Die Vergessenskurve

Wie Erinnerung funktioniert

Schon von weitem fällt sie auf. Golden glänzt die kurvenreiche, fünf mal fünf Meter große Skulptur auf dem Weg zur Mensa oder zur Bibliothek und zum SSC. Mitten auf dem Campus der Hochschule Fulda steht seit Anfang Dezember 2013 das Kunstwerk der argentinischen Künstler Dolores Zinny und Juan Maidagan. Dreht man sich um die eigene Achse, sieht man von hier aus  Gebäude der Hochschule aus vier Epochen: die alten Kasernen der Jahrhundertwende, die aus den 30er Jahren, Bauten aus den 70er und 80er Jahren sowie die im letzten Jahr eingeweihten drei Neubauten.

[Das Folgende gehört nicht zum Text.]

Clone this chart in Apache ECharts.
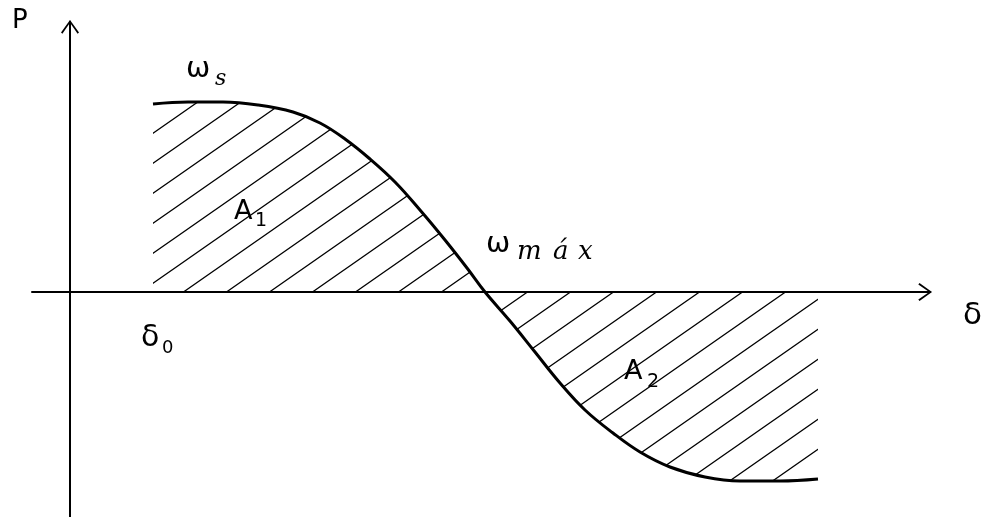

„Als wir diesen Campus zum ersten Mal gesehen haben, wurde uns schnell klar, es muss darum gehen Vergangenheit hervorzuholen, eine visuelle Vorstellung von Erinnerung zu geben“, berichtet Dolores Zinny. Die Vorgabe des Kunstwettbewerbs des Landes Hessen war, dass sich das Kunstwerk, das auf dem Campus der Hochschule Fulda errichtet werden sollte, mit der Konversion eines militärischen Geländes in eine zivile Nutzung beschäftigen solle.  „Wir wollten den Leuten nichts ‚Fertiges‘ vorsetzen, das nur eine Deutung zulässt. Die ‚Vergessenskurve‘ lädt zum Nachdenken ein, wir wollten die Subjektivität des einzelnen Betrachters ansprechen“, sagt Juan Maidagan.

Ebbinghaus‘ Hypothese

Wie kamen die Künstler auf die Idee zur ‚Vergessenskurve‘? Dolores Zinny erinnert sich: „Ich habe gesucht, wer zum Thema Vergessen/Erinnerung geforscht hat und bin so auf das Werk von Hermann Ebbinghaus gestoßen. Das hat uns zu dieser Skulptur inspiriert.“  Der Psychologe Hermann Ebbinghaus stellte 1885 die Hypothese von der exponentiellen Natur des Vergessens auf. Die Vergessenskurve veranschaulicht den Grad des Vergessens innerhalb einer bestimmten Zeit. Das Kunstwerk ist quasi eine dreidimensionale Grafik. Die waagerechte Achse entspricht der verrinnenden Zeit, die Senkrechte dem Grad der Erinnerungsmöglichkeit. Juan Maidagan erklärt: „Es ist ein Koordinatensystem, das zeigt, wie Erinnerung funktioniert.“

So nimmt das Werk Bezug nicht nur zur Geschichte des Ortes, sondern auch zur deutschen Historie. An einem Ort, an dem früher Soldaten ausgebildet wurden – ein großer Teil der Gebäude der Hochschule sind ehemalige Kasernen – studieren heute junge Menschen. Der Verlauf der Kurve in abfallenden Wellen zeigt auch, wie zum Beispiel die Erinnerung an schreckliche Ereignisse, etwa den Zweiten Weltkrieg, zunächst verdrängt wird und erst mit einem gewissen Abstand wieder an die Oberfläche kommt, in Intervallen wieder auftaucht und mit der Zeit immer schwächer wird. „Das haben wir selbst ja auch erlebt“, erzählt Dolores Zinny. „Wir waren gerade in New York, als 2001 nur wenige Häuserblocks entfernt Terroristen den Anschlag auf das World Trade Center durchführten. Zuerst waren wir geschockt. Dann haben wir funktioniert, der Alltag musste ja weitergehen. Erst nach einiger Zeit waren wir in der Lage zu reflektieren, was eigentlich passiert war.“

Dolores Zinny (1968) und Juan Maidagan (1957) sind in Argentinien geboren. Beide studierten an der Universität von Rosario; Dolores Zinny Kunstwissenschaft und Juan Maidagan Medizin. Von 1994 bis 2002 lebten sie in New York, seitdem wohnen und arbeiten sie in Berlin. Ihre Arbeiten wurden international ausgestellt, unter anderem bei der 50. Biennale in Venedig, im Museum für Moderne Kunst in Frankfurt und im New Museum of Contemporary Art in New York.